Das mit Ping kann auch daran leigen das du zu wenige Up/Download hast. Man musst für jeden Spieler mit ca. 4,5k/s rechnen sonst geht der Ping extrem hoch.


----------



## generador (13. November 2004)

also es ist ein 900 Duron mit 512mb ram 
habe schon von anderen foren gelesen das es mit am kernel hängen könnte


----------



## imweasel (13. November 2004)

Hi,

du hast bis jetzt nicht erwähnt ob du den Gameserver im LAN oder im Internet betreiben willst.

Also das es Probleme mit einem HLDS und dem Kernel geben soll ist mir neu (aber ich lerne immer gerne dazu!)... gib mal an welchen Kernel du hast.


----------



## generador (13. November 2004)

Lanserver 100 Mbit
und ich habe es mit suse 8.0 8.1 9.0 und 9.1 probiert
jeweils die kernel die im system dabei sind
weiss jetzt nicht genau welche versionen das waren

irgendwo habe ich gelesen das es im kernel ne netzwerkwasweissichwas geben soll welche probleme mit dem hlserver verursacht


----------



## imweasel (13. November 2004)

Hi,

also ich kann nicht sagen was da SuSE wieder in den Kernel gebaut hat, aber ich kann dir sagen das es unter Debian und RedHat bzw.

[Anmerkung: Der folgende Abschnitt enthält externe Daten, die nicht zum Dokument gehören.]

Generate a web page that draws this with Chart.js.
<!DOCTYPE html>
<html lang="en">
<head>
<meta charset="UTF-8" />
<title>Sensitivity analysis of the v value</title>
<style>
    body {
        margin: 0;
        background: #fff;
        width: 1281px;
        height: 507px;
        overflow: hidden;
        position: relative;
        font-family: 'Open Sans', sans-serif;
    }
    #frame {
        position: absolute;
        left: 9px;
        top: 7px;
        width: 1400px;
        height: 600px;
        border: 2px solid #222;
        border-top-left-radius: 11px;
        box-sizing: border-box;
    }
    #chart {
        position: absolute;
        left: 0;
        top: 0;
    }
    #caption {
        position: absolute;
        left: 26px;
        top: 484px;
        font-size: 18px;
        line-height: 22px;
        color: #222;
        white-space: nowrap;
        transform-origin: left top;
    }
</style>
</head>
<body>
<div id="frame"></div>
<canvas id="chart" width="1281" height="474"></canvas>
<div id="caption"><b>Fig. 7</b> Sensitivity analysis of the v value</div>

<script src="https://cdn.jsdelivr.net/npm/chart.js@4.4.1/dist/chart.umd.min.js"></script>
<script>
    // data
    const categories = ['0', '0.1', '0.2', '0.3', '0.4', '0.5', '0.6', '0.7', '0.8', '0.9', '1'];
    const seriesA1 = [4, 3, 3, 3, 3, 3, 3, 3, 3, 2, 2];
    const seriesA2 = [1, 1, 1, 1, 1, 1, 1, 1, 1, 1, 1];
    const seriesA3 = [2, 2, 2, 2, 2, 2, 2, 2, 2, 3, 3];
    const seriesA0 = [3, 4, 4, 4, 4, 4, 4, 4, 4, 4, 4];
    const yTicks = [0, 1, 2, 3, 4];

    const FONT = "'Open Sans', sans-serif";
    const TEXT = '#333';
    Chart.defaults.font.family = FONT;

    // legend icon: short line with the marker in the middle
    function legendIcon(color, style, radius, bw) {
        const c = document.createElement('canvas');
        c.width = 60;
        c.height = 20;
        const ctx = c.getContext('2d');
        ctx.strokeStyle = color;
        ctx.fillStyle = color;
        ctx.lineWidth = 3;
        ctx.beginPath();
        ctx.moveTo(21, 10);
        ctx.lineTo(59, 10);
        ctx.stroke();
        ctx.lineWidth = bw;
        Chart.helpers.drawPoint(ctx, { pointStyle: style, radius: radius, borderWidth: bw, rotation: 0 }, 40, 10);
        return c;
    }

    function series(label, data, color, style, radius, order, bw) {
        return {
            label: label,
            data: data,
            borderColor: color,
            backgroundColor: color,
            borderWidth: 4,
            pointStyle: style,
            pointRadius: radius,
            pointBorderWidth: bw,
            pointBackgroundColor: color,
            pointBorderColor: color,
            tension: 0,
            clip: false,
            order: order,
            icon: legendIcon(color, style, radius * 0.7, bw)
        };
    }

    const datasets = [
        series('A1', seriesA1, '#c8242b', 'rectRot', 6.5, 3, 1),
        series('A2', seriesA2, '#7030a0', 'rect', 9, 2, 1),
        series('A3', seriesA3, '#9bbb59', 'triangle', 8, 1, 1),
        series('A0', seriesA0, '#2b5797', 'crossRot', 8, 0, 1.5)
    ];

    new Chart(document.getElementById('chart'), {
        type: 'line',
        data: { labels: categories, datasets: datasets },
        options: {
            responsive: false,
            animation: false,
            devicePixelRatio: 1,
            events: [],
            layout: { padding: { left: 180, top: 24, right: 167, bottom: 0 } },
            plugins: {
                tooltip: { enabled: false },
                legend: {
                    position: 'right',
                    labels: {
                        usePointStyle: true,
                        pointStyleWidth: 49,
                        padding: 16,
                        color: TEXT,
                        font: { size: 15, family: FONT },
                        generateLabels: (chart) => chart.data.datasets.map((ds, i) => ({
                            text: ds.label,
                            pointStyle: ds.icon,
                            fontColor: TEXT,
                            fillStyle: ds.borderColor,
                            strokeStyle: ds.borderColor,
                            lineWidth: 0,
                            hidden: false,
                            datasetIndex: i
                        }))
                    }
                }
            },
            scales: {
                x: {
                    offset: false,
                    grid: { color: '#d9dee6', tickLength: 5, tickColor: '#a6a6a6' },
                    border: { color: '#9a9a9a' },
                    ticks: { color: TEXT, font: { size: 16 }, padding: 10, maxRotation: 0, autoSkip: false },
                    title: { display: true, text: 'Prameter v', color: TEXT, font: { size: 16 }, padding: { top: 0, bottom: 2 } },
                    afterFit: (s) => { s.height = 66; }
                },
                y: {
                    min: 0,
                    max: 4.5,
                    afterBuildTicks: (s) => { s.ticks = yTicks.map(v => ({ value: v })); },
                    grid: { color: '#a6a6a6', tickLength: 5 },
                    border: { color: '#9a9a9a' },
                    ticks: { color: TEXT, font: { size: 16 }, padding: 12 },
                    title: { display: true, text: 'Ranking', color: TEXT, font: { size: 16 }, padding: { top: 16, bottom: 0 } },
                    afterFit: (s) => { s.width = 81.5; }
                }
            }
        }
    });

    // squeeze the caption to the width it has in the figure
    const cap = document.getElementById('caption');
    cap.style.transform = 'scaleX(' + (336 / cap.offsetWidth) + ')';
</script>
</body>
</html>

Fedora keine Probleme gibt, wenn du einen LAN-Server für 20User laufen lässt (ich spreche aus eigener Erfahrung!)

Aber wenn du unbedingt SuSE nutzen willst, dann schau dir mal folgenden Thread an. Da geht es um ein Tool namens *pingbooster* allerdings habe ich keine Ahnung was das ist, oder was dieses Tool macht.

Eine andere alternative bestünde darin das du dir einen neuen Kernel selbst baust.


----------



## generador (13. November 2004)

pingbooster ist ein tool das irgendwie etwas ändert und somit zwar den ping runter aber die rechnenleistung nach oben treibt

werde mir mal debian laden und testen
aber macht ruhig weiter eure vorschläge
interresiert mich weiterhin was ihr denkt


----------



## imweasel (14. November 2004)

Hi,

also die Informationen um bzw. zu*pingboost* sind wirklich spärlich.
Folgendes habe ich gefunden:


> Dieser Parameter steuert auf Linux-Servern wie mit der in HL integrierten "idle"-Zeit der CPU umgegangen werden soll. Diese "idle"-Zeit ist dafür gedacht, dass, wenn mehrere Prozesse gleichzeitig laufen, die Systemintegrität nicht gefährdet ist.
> 
> * 0 - standard
> * 1 - andere "idle"-Zeit Gewinnung über select()
> ...


----------



## generador (14. November 2004)

Danke für deine Hilfe
ich probier mal mit nen neuen kernel


----------